Colwell on Archaic Mark


For a while now I have been casually on the lookout for an article in the Emory University Quarterly, and so far I haven’t had access. I searched this morning and found it online: Ernest Cadman Colwell, “An Ancient Text of the Gospel of Mark,” (Emory University Quarterly 1.2 [1945]: 65–75).

E.C. Colwell
Credit: University of Chicago Photographic
Archive, [
apf1-01777] Hanna Holborn
Gray Special Collections Research Center
University of Chicago Library.

It’s an interesting article—there is definitely a popular-level tone to it, and the way Colwell describes some aspects of textual criticism definitely reflects that. Of course we know now that Archaic Mark (which was once numbered 2427 on the k-Liste) is a forgery, but it had been my understanding that Colwell was always suspicious of it. I had been wanting to find this article to see if he voiced any such suspicions here.

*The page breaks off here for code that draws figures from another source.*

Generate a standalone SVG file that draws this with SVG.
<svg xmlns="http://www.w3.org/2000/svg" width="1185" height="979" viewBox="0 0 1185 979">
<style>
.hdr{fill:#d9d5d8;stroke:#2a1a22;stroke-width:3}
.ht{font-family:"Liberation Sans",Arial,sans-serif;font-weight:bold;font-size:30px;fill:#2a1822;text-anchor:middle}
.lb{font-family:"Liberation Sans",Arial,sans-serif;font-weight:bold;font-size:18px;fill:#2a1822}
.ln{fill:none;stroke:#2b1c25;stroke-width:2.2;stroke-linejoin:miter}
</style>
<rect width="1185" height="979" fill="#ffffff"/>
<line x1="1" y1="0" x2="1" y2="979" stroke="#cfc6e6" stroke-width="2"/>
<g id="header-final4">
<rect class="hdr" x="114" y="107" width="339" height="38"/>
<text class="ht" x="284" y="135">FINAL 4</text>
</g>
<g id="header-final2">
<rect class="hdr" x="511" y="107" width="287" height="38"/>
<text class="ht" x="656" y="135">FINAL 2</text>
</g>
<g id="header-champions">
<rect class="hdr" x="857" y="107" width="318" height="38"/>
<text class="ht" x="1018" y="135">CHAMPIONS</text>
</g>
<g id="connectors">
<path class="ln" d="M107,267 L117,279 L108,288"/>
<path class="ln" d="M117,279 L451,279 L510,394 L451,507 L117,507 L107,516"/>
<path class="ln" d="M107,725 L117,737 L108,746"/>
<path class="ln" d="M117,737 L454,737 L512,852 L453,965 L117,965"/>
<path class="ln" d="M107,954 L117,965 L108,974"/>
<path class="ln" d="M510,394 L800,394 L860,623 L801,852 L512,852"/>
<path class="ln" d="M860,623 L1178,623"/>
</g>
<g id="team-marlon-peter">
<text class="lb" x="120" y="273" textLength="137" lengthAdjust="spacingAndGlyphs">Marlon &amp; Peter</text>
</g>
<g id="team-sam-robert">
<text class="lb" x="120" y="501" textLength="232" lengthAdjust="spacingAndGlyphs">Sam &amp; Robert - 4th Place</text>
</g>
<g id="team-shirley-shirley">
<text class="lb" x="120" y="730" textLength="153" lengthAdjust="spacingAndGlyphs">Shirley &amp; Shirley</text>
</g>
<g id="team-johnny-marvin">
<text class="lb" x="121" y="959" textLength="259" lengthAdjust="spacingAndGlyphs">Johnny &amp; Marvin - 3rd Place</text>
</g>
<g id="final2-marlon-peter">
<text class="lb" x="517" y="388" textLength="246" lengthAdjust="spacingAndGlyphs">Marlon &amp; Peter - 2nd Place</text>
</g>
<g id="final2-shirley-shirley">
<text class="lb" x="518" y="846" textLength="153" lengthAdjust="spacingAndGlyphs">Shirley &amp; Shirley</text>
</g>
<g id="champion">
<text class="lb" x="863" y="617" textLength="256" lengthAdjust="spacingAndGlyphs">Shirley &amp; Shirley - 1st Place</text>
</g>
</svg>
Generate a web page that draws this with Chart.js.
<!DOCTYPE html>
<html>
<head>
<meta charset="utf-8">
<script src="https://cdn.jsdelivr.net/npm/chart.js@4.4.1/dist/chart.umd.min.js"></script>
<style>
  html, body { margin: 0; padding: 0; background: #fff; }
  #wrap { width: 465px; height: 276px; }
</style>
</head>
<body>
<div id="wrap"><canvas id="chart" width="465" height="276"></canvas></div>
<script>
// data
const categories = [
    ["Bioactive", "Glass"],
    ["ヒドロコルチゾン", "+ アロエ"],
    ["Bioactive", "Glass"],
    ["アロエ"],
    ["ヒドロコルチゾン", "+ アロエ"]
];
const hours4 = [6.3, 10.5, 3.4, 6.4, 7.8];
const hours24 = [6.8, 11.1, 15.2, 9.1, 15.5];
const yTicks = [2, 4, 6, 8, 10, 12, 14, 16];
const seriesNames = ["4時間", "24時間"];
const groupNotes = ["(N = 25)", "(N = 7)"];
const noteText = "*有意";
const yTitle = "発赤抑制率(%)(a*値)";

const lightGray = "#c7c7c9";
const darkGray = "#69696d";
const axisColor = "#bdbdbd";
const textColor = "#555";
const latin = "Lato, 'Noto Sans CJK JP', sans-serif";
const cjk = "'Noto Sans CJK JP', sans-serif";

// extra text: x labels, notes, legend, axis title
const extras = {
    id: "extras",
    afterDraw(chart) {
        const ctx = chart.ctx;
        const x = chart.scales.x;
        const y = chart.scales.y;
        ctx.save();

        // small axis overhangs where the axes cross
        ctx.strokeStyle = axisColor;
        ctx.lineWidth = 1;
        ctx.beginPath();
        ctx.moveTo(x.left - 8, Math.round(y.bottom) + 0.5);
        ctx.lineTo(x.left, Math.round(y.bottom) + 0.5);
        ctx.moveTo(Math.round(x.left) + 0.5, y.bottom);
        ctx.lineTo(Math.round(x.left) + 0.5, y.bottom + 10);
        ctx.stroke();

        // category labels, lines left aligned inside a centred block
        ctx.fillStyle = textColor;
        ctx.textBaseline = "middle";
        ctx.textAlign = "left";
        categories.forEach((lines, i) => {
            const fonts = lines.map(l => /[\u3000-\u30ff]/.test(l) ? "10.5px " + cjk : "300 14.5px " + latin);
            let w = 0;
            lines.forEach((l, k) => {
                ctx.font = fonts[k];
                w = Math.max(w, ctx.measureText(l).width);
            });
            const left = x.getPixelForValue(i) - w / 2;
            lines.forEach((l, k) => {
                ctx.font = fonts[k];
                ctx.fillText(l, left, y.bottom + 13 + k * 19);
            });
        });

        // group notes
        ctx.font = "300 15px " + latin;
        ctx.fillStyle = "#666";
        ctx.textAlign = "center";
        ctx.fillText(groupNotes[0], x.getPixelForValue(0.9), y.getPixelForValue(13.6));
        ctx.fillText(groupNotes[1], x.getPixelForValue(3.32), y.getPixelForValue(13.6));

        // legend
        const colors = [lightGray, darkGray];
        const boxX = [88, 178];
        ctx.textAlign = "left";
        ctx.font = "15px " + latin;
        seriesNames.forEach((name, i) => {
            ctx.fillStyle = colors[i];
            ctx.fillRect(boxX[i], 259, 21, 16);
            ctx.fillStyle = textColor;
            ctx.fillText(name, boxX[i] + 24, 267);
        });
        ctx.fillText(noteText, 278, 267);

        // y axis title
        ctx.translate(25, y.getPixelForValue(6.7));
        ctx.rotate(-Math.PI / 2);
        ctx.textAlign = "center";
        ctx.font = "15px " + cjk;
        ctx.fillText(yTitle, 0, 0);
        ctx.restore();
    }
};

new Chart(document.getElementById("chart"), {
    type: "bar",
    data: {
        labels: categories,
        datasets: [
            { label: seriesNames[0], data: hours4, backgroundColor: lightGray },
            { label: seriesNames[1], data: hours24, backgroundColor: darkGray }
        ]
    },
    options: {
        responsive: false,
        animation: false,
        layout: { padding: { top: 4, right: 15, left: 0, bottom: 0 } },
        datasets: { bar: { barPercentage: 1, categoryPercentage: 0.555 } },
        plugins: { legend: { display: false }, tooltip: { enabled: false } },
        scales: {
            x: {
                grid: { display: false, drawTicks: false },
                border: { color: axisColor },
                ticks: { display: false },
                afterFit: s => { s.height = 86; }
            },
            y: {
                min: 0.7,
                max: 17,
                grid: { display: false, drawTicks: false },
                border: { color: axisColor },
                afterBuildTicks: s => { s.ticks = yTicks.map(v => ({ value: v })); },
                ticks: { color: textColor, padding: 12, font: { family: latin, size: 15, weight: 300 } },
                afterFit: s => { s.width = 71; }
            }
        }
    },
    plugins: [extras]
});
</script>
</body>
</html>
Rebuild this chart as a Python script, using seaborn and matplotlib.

He does not do so explicitly, but he does talk about several unique aspects of Archaic Mark that are unlike any other manuscripts, and at one point he does make a statement that seems to hint that something was up:
The script of the manuscript is more than unusual; it is unique, The scribe of the Chicago Mark had several habits to which we cannot find parallels anywhere, and others to which no parallel exists in Greek manuscripts. He divides his text into words and even puts periods after abbreviations. These actions seem entirely normal to the twentieth-century American, but were unknown in the Greek manuscript tradition. Out of seventy-seven manuscripts photographed by W. H. P. Hatch on Mount Sinai, only one has word division, and it has other elements which suggest that it may be copied from the Greek text of a bilingual. In the large collection at Jerusalem, two manuscripts have word division, and both were written in the eighteenth century. [p. 68; emphasis mine]

That being said, do enjoy the article if you have a few minutes and haven’t seen it before.